Darlene Juschka, University of Regina women & gender studies professor, said the issue is extremely complex to tackle.
“With violence you always have an intersection of many things and gender is not the only one. You have issues of colonization and you have issues of racism,” she said.
The sessions focused on topics ranging from human trafficking to preventing child sexual assault, but a reoccurring theme was how prevalent of an issue domestic violence is across Canada.
Dr. Mary Hampton with Saskatchewan’s RESOLVE Centre said the numbers are especially high in the prairies.

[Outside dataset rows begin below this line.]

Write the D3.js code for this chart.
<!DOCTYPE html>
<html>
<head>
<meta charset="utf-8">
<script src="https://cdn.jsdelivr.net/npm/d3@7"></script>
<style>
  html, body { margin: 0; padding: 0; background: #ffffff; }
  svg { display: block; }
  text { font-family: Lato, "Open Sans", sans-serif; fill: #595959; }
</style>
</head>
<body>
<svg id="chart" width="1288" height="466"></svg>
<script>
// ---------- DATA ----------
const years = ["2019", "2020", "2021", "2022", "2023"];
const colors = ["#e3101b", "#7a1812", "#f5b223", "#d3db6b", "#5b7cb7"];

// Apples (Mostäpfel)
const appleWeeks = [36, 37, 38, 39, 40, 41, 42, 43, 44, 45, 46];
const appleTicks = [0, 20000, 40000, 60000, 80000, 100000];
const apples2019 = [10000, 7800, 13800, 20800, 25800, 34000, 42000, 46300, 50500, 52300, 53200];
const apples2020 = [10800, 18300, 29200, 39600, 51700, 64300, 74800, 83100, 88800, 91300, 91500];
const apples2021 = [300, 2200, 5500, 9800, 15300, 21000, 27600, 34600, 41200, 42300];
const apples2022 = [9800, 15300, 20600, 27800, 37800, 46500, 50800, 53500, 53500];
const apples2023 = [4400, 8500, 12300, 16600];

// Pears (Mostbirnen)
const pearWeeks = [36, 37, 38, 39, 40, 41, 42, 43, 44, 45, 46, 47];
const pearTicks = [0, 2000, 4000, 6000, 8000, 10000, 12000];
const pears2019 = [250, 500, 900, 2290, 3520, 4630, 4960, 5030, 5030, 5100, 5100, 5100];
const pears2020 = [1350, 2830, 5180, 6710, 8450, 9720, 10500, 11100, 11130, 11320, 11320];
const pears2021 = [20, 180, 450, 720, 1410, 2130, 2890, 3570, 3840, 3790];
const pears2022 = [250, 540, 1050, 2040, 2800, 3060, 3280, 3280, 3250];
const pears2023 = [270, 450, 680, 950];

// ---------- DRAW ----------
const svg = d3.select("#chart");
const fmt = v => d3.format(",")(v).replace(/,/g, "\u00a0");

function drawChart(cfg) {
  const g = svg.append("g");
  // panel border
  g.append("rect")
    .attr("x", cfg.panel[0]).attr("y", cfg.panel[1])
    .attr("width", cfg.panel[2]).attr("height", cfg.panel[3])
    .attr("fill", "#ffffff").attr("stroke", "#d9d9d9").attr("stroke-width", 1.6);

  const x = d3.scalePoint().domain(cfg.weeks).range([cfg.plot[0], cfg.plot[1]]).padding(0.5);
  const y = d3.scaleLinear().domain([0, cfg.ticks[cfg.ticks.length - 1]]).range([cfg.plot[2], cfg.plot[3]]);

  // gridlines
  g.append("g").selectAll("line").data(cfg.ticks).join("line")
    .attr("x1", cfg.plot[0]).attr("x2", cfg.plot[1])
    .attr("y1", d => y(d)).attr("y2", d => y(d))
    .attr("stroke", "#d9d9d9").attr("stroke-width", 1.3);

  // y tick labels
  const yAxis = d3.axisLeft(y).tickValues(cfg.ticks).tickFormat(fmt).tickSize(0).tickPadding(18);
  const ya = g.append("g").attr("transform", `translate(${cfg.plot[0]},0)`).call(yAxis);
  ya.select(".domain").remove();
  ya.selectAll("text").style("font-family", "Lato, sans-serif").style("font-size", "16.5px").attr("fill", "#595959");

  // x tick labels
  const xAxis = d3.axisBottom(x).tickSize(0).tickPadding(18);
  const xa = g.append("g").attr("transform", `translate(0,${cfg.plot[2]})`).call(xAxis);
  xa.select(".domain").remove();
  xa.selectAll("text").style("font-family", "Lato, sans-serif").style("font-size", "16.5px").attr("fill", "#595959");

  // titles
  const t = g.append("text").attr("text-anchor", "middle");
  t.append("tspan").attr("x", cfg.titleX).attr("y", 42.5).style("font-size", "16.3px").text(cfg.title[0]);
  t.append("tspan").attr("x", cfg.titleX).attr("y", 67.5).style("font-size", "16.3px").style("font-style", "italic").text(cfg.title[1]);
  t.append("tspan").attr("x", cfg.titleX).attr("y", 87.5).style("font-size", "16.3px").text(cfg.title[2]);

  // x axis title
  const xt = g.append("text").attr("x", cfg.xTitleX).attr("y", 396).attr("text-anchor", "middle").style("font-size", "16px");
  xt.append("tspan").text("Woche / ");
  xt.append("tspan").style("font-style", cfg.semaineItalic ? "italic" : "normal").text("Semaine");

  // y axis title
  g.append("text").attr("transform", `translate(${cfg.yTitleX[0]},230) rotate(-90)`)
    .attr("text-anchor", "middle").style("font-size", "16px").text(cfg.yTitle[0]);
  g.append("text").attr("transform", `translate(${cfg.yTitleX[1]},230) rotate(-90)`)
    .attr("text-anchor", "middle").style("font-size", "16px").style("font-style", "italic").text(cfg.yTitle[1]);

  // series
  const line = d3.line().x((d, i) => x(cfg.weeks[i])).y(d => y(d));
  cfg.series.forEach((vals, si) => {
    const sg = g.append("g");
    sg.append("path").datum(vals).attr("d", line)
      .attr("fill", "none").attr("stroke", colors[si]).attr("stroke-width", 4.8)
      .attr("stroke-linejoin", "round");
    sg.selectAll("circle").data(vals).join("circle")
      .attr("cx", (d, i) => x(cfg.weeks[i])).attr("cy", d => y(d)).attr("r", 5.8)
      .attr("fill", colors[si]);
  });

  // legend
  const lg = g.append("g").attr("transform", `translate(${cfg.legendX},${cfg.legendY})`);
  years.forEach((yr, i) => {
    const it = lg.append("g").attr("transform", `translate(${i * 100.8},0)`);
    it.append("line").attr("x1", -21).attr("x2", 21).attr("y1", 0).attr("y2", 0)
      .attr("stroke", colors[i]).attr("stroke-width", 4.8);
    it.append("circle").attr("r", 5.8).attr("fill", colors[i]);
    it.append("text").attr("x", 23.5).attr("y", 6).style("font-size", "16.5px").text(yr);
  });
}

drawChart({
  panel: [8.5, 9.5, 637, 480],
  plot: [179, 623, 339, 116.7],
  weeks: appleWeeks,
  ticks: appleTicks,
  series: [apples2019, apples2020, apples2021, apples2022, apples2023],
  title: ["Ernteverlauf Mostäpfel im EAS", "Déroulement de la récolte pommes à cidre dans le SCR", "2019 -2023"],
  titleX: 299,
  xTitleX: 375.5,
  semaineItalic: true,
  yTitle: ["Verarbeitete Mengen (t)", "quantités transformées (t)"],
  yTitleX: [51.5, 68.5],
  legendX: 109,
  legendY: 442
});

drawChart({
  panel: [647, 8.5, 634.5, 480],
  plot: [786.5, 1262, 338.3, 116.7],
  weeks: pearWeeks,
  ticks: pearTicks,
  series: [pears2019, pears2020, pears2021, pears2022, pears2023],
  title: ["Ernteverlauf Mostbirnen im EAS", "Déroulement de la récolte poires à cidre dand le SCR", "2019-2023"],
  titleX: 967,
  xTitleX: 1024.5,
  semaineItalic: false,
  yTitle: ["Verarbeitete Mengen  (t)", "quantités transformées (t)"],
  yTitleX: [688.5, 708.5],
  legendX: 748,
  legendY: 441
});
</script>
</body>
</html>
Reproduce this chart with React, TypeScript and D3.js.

“Certainly in Saskatchewan it’s a big problem,” she said. “We don’t know why. That’s one of the things we need to find out during research. But we ask the question, is it normalized?”
One of the conference’s speakers, Judge Marylynne Beaton, oversees domestic violence court in Saskatchewan and said she’s seen people from every walk of life in her courtroom.
“It’s everywhere. It’s chronic. and it’s not just a private matter between a husband and wife. This is a societal issue, and we need to put a stop to it,” she said.
One factor contributing to the high rates in Saskatchewan is that resources are thinly spread in isolated northern communities.
“People tend to be more inclined to seek their own justice and equally in those locations you’ll find more folks that own guns and knives, so you have more weapons in those locations,” said Juschka.
The issues are complex and take more than a conference to fix, but acts as a good reference point for those working day in and day out, that progress is being made.
“We’re certainly more aware of it, and it’s certainly nothing like it was,” added Juschka.
The conference kicked off Thursday night and ran until Friday evening. People from Saskatchewan, Manitoba, and Alberta attended.